● JOB: Repeat the material exactly from its first line to the line that includes "var BAR_W = 62;". Skip pictures.

● DATA SECTION:
START
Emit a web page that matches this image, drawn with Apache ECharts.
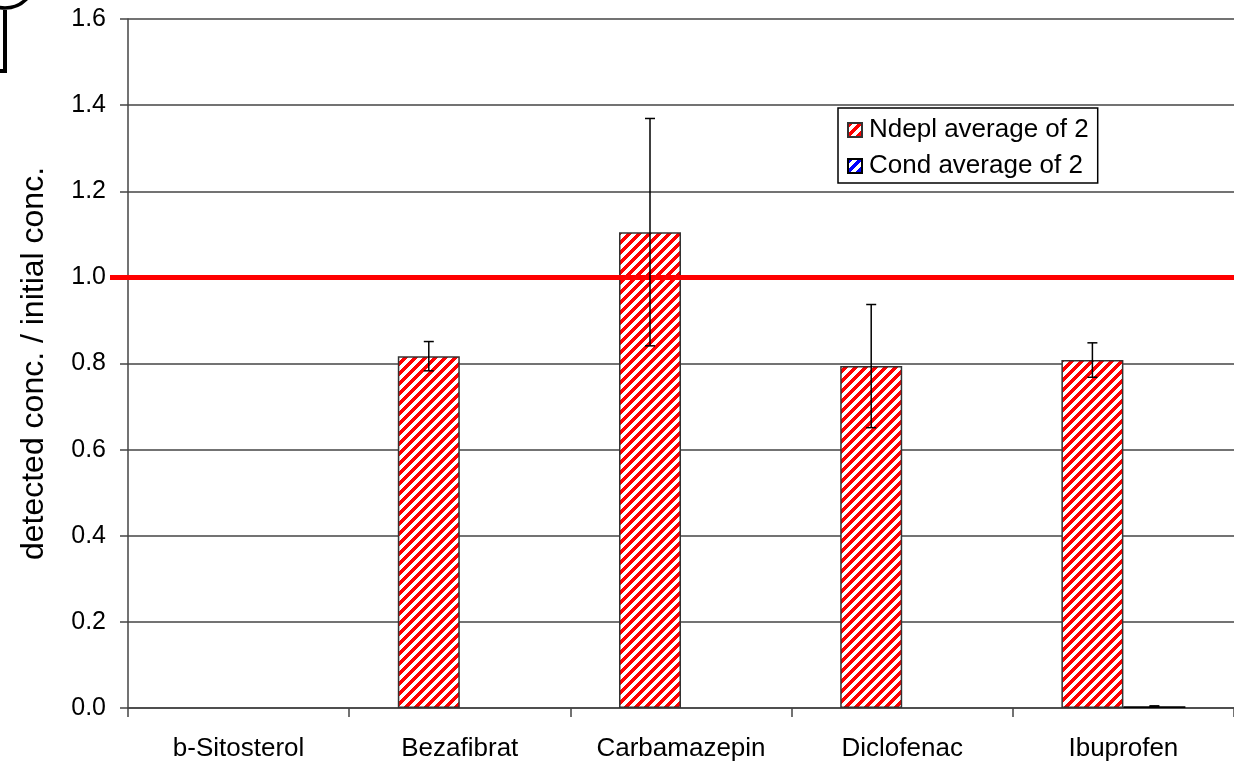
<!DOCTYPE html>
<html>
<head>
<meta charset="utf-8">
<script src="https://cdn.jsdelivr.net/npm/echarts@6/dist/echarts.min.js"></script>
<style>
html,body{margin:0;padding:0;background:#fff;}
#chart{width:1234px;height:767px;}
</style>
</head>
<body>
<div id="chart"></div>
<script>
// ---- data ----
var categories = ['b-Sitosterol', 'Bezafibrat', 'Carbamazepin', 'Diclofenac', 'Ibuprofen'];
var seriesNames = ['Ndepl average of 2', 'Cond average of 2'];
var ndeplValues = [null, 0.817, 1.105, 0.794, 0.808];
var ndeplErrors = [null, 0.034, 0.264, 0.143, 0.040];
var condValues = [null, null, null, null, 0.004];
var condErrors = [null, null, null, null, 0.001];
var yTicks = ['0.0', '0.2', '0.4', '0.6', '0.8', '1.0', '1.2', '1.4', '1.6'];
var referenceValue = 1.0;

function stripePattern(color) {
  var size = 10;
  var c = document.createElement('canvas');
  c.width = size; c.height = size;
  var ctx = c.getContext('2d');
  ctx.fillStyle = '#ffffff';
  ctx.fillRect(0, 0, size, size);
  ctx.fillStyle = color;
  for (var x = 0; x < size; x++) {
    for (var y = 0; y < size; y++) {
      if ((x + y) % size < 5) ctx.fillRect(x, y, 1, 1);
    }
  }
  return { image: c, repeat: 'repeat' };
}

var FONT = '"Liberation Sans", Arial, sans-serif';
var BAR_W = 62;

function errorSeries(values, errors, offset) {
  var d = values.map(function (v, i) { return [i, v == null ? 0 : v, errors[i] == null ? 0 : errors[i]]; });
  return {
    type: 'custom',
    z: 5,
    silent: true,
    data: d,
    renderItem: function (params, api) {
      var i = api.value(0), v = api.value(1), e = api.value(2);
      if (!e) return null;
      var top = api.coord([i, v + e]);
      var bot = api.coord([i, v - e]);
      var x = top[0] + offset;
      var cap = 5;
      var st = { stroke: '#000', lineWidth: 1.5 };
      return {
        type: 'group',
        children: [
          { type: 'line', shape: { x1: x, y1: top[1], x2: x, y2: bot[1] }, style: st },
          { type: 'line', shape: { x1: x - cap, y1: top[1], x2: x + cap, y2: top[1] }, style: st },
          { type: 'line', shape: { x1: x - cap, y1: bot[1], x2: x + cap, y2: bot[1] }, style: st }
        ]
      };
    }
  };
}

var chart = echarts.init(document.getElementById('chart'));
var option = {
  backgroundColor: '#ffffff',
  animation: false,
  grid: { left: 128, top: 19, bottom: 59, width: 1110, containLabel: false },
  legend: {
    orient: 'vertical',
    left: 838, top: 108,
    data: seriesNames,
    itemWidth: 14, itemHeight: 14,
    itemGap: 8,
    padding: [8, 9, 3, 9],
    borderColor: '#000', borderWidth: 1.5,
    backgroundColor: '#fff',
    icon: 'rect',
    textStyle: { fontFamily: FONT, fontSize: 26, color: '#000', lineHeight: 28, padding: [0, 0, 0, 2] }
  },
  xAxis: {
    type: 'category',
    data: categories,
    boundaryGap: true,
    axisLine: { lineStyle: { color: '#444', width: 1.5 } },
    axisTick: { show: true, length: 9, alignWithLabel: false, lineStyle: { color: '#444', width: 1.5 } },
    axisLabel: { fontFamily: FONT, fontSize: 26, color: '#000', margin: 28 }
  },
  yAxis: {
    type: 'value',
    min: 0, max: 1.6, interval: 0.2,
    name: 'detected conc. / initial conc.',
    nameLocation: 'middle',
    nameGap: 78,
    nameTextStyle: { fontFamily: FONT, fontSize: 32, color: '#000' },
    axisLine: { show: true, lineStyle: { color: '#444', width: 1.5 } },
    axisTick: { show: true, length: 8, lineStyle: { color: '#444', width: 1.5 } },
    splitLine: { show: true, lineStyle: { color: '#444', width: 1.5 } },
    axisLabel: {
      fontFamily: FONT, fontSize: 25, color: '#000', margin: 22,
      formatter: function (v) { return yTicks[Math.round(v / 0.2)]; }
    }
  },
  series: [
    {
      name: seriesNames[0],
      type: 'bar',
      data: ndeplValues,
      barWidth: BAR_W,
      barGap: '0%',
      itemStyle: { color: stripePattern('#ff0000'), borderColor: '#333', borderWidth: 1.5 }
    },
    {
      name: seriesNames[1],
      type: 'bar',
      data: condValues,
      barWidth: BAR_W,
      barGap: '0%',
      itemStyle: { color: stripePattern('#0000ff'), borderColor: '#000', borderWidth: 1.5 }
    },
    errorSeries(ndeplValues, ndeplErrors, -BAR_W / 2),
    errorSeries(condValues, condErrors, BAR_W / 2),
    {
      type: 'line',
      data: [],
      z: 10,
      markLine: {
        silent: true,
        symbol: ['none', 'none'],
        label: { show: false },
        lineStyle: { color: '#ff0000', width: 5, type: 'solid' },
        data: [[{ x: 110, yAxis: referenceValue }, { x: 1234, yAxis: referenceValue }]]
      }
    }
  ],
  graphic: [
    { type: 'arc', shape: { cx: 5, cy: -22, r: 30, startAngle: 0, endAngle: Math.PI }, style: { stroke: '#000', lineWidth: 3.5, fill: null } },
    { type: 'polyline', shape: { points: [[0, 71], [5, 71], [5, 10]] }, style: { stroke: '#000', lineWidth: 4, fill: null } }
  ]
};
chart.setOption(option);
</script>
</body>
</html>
END
● PROBLEM SOLUTION:
Emit a web page that matches this image, drawn with Apache ECharts.
<!DOCTYPE html>
<html>
<head>
<meta charset="utf-8">
<script src="https://cdn.jsdelivr.net/npm/echarts@6/dist/echarts.min.js"></script>
<style>
html,body{margin:0;padding:0;background:#fff;}
#chart{width:1234px;height:767px;}
</style>
</head>
<body>
<div id="chart"></div>
<script>
// ---- data ----
var categories = ['b-Sitosterol', 'Bezafibrat', 'Carbamazepin', 'Diclofenac', 'Ibuprofen'];
var seriesNames = ['Ndepl average of 2', 'Cond average of 2'];
var ndeplValues = [null, 0.817, 1.105, 0.794, 0.808];
var ndeplErrors = [null, 0.034, 0.264, 0.143, 0.040];
var condValues = [null, null, null, null, 0.004];
var condErrors = [null, null, null, null, 0.001];
var yTicks = ['0.0', '0.2', '0.4', '0.6', '0.8', '1.0', '1.2', '1.4', '1.6'];
var referenceValue = 1.0;

function stripePattern(color) {
  var size = 10;
  var c = document.createElement('canvas');
  c.width = size; c.height = size;
  var ctx = c.getContext('2d');
  ctx.fillStyle = '#ffffff';
  ctx.fillRect(0, 0, size, size);
  ctx.fillStyle = color;
  for (var x = 0; x < size; x++) {
    for (var y = 0; y < size; y++) {
      if ((x + y) % size < 5) ctx.fillRect(x, y, 1, 1);
    }
  }
  return { image: c, repeat: 'repeat' };
}

var FONT = '"Liberation Sans", Arial, sans-serif';
var BAR_W = 62;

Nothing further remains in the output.